Retype, with no alterations, every line between the one containing "Recreate this image" and the one containing "(1, 3)), linewidth=0.9)", counting both of those lines too. Pictures are to be left out.
***** Material
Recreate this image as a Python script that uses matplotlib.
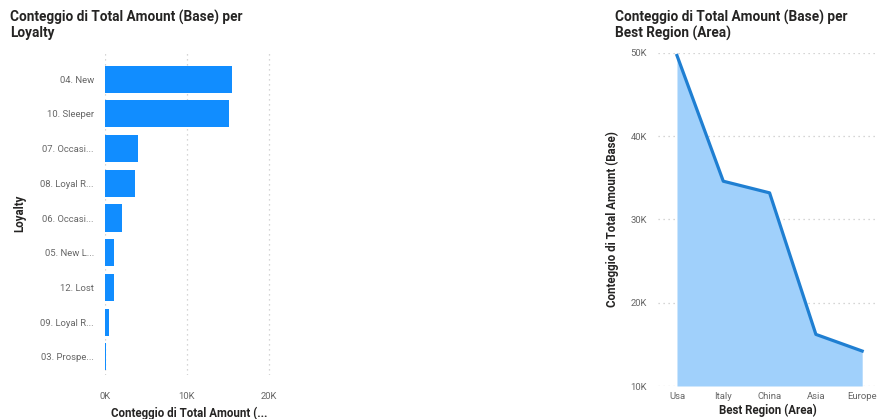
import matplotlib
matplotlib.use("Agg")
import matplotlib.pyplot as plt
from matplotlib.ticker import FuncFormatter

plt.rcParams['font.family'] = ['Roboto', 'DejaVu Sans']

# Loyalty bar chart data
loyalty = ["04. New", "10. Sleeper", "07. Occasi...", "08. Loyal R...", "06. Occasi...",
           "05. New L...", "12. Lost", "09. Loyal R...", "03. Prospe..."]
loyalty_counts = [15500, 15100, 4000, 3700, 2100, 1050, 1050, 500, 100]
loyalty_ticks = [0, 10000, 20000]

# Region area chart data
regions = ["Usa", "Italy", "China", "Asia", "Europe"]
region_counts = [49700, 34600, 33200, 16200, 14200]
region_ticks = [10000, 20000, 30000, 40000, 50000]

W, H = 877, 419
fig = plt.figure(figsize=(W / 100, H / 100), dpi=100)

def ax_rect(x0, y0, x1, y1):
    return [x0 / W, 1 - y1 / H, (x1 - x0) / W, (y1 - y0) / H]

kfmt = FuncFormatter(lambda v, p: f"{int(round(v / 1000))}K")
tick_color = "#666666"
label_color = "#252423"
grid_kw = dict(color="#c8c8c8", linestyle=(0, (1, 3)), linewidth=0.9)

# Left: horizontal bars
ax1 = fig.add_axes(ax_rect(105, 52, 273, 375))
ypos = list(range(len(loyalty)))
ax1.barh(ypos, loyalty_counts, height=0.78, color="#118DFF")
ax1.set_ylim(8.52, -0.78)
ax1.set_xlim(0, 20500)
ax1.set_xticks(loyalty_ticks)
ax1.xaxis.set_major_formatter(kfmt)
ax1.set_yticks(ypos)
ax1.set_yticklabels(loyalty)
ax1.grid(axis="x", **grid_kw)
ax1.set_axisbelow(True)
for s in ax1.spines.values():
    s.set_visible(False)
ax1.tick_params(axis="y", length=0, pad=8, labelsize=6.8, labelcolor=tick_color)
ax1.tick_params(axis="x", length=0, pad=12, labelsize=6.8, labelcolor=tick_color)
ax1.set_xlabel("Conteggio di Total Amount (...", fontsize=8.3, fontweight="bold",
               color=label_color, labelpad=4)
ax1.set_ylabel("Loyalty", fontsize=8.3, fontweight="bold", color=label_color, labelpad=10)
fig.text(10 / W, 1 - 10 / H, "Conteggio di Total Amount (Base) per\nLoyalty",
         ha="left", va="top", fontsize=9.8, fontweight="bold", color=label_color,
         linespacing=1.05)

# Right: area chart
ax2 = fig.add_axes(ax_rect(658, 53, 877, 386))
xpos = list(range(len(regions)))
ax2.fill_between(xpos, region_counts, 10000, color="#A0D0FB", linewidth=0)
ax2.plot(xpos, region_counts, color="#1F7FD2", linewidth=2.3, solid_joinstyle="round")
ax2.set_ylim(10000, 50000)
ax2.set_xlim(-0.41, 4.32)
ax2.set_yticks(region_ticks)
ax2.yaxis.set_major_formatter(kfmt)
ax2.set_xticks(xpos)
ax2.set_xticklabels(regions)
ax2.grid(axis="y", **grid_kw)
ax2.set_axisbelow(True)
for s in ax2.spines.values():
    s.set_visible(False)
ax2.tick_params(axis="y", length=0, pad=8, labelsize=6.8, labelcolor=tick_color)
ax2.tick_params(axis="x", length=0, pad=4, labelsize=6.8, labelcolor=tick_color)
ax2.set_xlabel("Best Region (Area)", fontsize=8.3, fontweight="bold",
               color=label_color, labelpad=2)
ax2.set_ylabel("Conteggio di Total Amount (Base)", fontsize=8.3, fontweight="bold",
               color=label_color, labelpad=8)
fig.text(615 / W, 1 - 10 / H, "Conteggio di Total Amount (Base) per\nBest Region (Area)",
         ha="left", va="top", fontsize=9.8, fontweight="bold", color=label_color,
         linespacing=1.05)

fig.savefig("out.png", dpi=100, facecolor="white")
**********
***** Material
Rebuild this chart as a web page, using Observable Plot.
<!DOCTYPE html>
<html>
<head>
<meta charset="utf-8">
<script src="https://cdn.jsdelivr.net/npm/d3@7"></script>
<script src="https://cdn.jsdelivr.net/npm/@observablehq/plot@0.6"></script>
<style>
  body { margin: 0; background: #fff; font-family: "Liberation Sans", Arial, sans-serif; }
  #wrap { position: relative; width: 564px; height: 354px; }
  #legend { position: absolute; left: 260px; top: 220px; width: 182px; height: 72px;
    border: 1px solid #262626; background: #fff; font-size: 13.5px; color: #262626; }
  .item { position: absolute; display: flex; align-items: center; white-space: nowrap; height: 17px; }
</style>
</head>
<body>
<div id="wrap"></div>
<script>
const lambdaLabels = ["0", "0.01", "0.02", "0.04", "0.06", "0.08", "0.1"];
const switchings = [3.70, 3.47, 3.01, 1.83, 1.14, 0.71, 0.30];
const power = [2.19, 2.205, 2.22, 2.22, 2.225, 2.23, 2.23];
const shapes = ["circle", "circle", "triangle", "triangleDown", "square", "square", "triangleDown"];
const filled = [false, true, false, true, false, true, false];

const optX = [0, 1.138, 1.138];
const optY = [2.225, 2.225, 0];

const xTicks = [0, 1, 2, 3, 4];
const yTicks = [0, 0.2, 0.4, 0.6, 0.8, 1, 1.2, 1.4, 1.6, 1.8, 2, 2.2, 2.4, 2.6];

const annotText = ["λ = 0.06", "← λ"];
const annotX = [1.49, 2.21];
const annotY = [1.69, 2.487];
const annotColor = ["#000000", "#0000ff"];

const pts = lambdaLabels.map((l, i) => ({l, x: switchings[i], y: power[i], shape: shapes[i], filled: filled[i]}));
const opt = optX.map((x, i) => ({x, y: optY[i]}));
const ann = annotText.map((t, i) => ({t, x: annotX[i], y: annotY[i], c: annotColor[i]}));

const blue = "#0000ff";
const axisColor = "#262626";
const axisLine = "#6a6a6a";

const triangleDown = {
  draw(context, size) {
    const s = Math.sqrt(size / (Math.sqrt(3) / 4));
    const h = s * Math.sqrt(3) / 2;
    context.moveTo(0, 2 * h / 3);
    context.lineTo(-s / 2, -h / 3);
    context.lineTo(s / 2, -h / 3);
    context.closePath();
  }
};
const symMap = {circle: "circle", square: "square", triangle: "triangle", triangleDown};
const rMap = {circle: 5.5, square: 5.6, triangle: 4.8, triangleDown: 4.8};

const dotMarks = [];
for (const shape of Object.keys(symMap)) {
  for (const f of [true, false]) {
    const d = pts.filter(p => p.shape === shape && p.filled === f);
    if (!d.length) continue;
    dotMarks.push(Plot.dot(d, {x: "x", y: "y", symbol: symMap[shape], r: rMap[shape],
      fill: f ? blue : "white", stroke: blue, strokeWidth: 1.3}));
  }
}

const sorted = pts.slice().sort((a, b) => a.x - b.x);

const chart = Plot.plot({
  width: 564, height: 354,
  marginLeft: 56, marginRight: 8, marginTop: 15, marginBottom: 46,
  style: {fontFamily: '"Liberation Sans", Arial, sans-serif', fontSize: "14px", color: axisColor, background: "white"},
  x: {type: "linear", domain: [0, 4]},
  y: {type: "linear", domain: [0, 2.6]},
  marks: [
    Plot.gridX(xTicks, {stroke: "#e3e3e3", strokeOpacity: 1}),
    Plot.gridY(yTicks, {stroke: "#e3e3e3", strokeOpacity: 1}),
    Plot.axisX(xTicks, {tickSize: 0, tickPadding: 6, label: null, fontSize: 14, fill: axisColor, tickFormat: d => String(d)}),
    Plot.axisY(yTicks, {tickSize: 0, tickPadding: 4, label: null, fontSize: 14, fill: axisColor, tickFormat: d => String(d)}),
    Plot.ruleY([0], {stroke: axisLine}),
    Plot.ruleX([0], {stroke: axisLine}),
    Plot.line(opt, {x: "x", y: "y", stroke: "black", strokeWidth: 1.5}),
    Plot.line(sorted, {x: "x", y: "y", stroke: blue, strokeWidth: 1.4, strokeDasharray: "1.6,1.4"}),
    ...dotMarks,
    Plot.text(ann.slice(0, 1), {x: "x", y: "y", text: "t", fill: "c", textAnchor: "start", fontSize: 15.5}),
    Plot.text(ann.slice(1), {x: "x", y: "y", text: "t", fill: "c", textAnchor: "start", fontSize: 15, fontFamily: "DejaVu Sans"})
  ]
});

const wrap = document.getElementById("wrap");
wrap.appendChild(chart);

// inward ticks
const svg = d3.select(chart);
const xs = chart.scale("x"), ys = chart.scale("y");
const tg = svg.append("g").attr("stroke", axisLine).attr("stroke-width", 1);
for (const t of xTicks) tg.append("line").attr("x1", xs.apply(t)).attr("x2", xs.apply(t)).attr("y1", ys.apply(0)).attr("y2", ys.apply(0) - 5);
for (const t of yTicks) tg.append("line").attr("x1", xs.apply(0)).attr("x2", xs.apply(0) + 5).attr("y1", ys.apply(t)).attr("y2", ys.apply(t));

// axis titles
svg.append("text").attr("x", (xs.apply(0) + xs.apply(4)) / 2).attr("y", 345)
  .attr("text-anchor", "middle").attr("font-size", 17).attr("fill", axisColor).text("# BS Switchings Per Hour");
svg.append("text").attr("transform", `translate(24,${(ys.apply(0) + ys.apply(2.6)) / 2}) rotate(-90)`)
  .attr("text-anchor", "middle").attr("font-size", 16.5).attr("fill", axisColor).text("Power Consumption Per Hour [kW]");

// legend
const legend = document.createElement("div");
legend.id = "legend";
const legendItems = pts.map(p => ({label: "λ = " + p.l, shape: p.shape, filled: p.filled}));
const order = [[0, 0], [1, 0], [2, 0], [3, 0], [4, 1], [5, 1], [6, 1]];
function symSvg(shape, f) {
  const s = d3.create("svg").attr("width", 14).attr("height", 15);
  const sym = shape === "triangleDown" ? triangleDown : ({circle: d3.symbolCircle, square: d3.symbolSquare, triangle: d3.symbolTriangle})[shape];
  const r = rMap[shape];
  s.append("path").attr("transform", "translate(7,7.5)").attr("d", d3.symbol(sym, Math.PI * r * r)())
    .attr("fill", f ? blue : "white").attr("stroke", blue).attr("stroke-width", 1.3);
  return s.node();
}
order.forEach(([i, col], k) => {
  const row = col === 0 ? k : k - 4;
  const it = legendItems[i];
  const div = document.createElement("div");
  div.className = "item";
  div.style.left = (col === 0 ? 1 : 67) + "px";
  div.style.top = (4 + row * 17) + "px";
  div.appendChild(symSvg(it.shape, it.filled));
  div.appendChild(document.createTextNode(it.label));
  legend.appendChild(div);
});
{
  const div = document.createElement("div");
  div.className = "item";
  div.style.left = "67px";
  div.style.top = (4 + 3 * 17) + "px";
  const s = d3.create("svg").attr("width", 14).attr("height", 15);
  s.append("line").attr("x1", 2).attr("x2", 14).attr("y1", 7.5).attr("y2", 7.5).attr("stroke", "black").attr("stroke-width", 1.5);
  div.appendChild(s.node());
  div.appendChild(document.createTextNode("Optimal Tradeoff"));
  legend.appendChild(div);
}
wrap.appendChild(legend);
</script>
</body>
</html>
**********
Answer to the problem |
Recreate this image as a Python script that uses matplotlib.
import matplotlib
matplotlib.use("Agg")
import matplotlib.pyplot as plt
from matplotlib.ticker import FuncFormatter

plt.rcParams['font.family'] = ['Roboto', 'DejaVu Sans']

# Loyalty bar chart data
loyalty = ["04. New", "10. Sleeper", "07. Occasi...", "08. Loyal R...", "06. Occasi...",
           "05. New L...", "12. Lost", "09. Loyal R...", "03. Prospe..."]
loyalty_counts = [15500, 15100, 4000, 3700, 2100, 1050, 1050, 500, 100]
loyalty_ticks = [0, 10000, 20000]

# Region area chart data
regions = ["Usa", "Italy", "China", "Asia", "Europe"]
region_counts = [49700, 34600, 33200, 16200, 14200]
region_ticks = [10000, 20000, 30000, 40000, 50000]

W, H = 877, 419
fig = plt.figure(figsize=(W / 100, H / 100), dpi=100)

def ax_rect(x0, y0, x1, y1):
    return [x0 / W, 1 - y1 / H, (x1 - x0) / W, (y1 - y0) / H]

kfmt = FuncFormatter(lambda v, p: f"{int(round(v / 1000))}K")
tick_color = "#666666"
label_color = "#252423"
grid_kw = dict(color="#c8c8c8", linestyle=(0, (1, 3)), linewidth=0.9)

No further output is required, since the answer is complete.